[START OF PROVIDED DATA]

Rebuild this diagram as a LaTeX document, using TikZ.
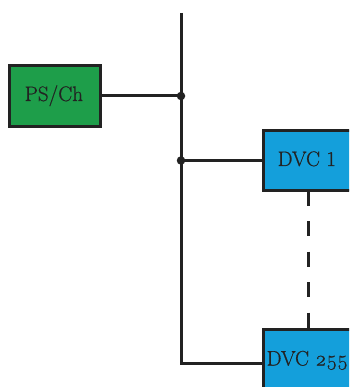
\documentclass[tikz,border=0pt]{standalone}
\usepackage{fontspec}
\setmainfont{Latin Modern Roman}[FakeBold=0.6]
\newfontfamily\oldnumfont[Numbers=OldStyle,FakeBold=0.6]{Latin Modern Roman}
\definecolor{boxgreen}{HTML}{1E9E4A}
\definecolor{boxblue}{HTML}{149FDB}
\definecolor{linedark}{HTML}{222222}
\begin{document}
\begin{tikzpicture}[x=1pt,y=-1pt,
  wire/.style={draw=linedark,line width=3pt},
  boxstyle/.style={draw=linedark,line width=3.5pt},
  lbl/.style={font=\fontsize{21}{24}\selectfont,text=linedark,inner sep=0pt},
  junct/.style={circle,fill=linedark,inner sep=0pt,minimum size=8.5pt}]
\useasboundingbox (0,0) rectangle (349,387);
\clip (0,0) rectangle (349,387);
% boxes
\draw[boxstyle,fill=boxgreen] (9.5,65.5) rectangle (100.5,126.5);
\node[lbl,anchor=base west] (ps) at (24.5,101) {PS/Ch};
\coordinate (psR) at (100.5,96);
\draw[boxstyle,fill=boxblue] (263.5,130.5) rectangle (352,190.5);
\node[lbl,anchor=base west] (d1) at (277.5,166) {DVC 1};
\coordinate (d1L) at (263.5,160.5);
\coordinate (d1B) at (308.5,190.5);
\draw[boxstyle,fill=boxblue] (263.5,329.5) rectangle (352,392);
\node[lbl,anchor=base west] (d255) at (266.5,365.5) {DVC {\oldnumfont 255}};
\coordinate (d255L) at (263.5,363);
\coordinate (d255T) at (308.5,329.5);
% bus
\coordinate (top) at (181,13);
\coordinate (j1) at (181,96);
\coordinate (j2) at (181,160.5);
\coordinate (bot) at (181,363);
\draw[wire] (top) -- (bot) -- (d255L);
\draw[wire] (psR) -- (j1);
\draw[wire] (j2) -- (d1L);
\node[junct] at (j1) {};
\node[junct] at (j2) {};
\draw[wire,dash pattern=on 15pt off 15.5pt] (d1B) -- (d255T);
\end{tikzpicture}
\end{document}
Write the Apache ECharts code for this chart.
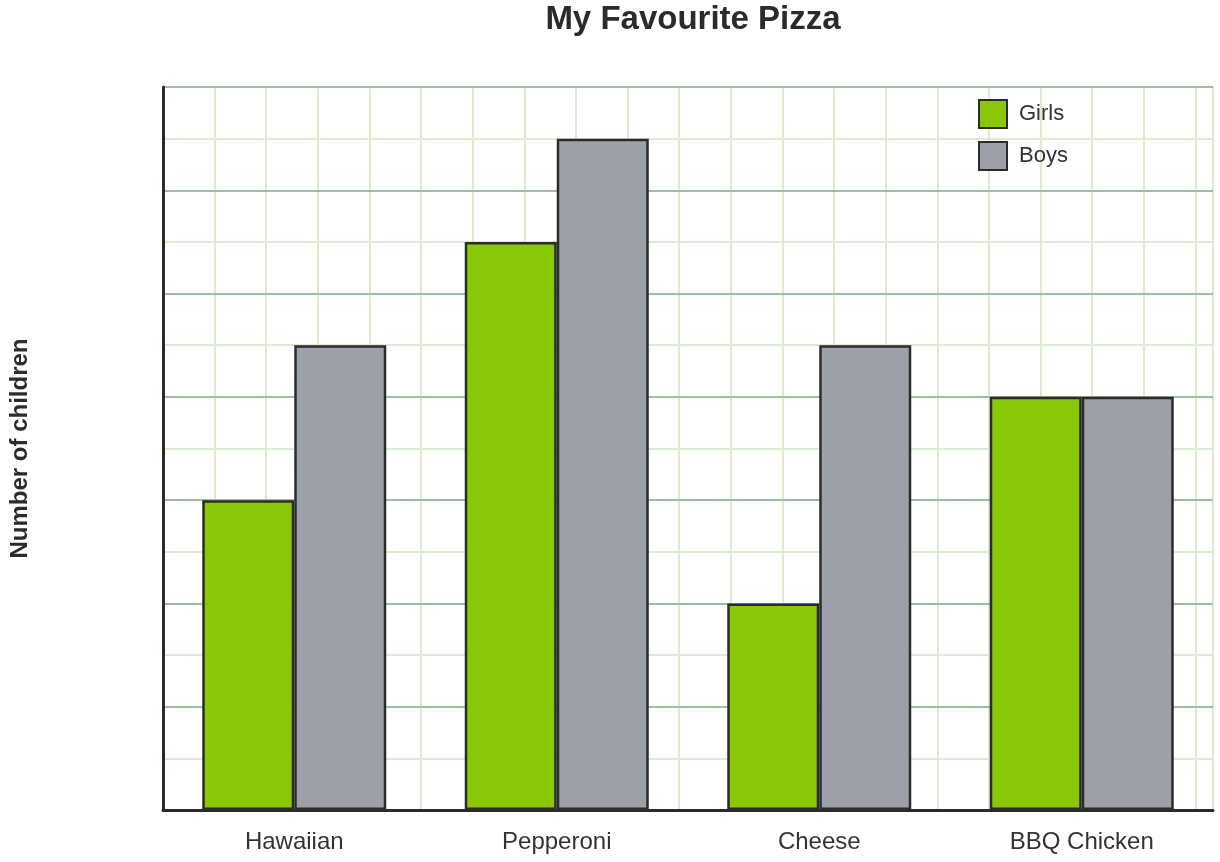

[END OF PROVIDED DATA]
[START OF PROVIDED DATA]

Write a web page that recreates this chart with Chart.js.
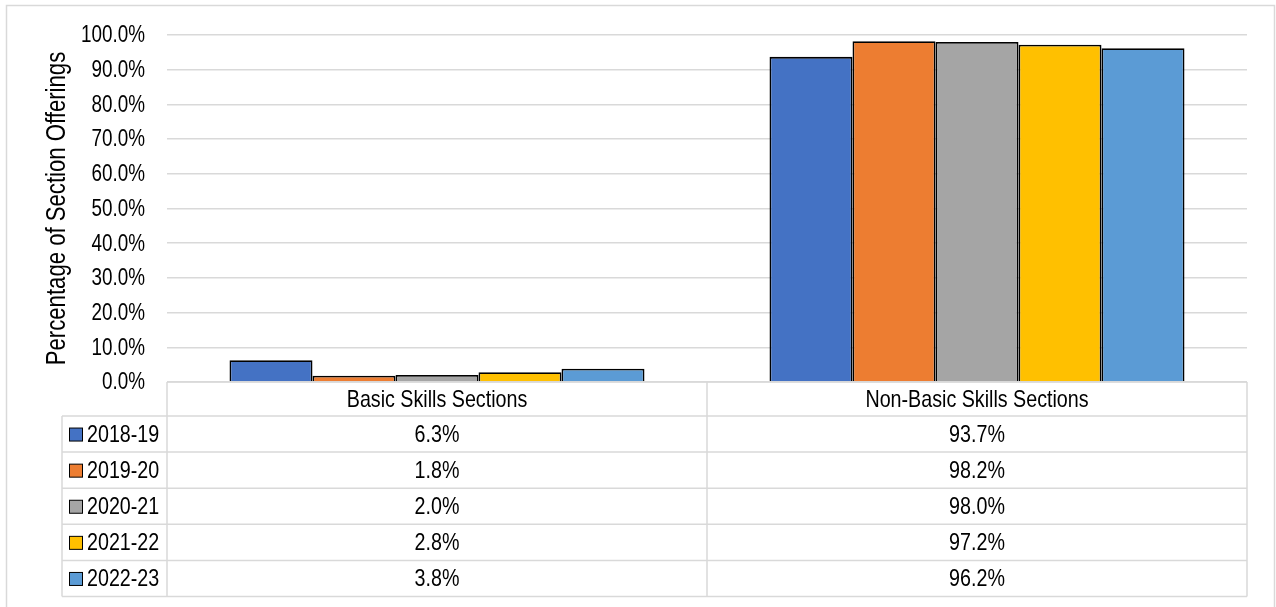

[END OF PROVIDED DATA]
[START OF PROVIDED DATA]

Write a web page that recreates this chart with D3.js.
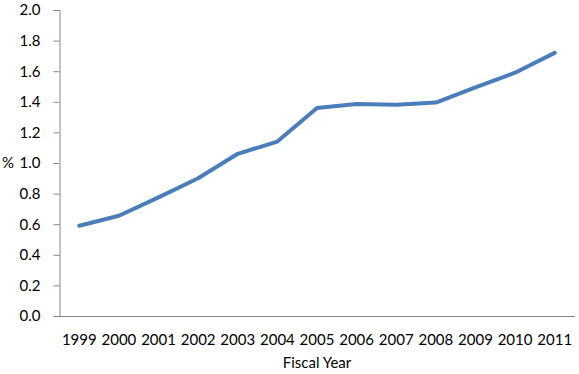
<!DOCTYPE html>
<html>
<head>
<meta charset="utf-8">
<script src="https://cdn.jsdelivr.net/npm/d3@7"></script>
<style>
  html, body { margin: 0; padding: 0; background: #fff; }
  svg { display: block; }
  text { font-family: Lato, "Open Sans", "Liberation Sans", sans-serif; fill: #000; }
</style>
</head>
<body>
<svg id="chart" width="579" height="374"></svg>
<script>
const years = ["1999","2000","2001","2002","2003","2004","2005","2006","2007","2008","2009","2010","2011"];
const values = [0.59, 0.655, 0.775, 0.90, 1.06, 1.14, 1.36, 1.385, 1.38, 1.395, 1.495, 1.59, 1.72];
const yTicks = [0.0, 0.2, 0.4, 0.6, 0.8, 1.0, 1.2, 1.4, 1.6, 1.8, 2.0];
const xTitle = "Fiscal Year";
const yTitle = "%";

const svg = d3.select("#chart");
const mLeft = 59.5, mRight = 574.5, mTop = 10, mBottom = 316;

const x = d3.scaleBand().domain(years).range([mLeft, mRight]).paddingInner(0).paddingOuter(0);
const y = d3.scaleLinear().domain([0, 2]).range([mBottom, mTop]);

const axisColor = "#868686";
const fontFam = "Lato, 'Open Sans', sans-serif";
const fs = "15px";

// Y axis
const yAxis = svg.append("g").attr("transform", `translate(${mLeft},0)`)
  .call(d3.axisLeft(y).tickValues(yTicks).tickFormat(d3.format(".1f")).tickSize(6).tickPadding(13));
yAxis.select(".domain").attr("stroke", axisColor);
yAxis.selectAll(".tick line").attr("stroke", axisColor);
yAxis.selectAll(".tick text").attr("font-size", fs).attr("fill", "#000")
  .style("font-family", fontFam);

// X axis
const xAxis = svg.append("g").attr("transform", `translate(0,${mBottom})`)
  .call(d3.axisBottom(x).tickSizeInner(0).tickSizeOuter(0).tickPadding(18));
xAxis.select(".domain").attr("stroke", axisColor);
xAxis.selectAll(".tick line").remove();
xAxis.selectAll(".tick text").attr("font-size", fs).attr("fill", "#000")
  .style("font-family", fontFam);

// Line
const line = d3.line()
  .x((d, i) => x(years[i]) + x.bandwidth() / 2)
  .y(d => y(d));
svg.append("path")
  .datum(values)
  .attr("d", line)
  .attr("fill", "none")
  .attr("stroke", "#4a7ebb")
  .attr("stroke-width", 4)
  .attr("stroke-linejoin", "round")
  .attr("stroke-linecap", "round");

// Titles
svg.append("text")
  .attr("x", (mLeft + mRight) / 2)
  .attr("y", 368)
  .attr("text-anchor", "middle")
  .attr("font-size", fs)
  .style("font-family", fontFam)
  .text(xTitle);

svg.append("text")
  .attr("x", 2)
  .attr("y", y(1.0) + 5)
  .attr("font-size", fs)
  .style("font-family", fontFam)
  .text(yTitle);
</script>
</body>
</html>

[END OF PROVIDED DATA]

**AIM:**
Select, from the listing, all lines that include the word "with".

**RESPONSE FOR THIS EXERCISE:**
Write a web page that recreates this chart with Chart.js.
Write a web page that recreates this chart with D3.js.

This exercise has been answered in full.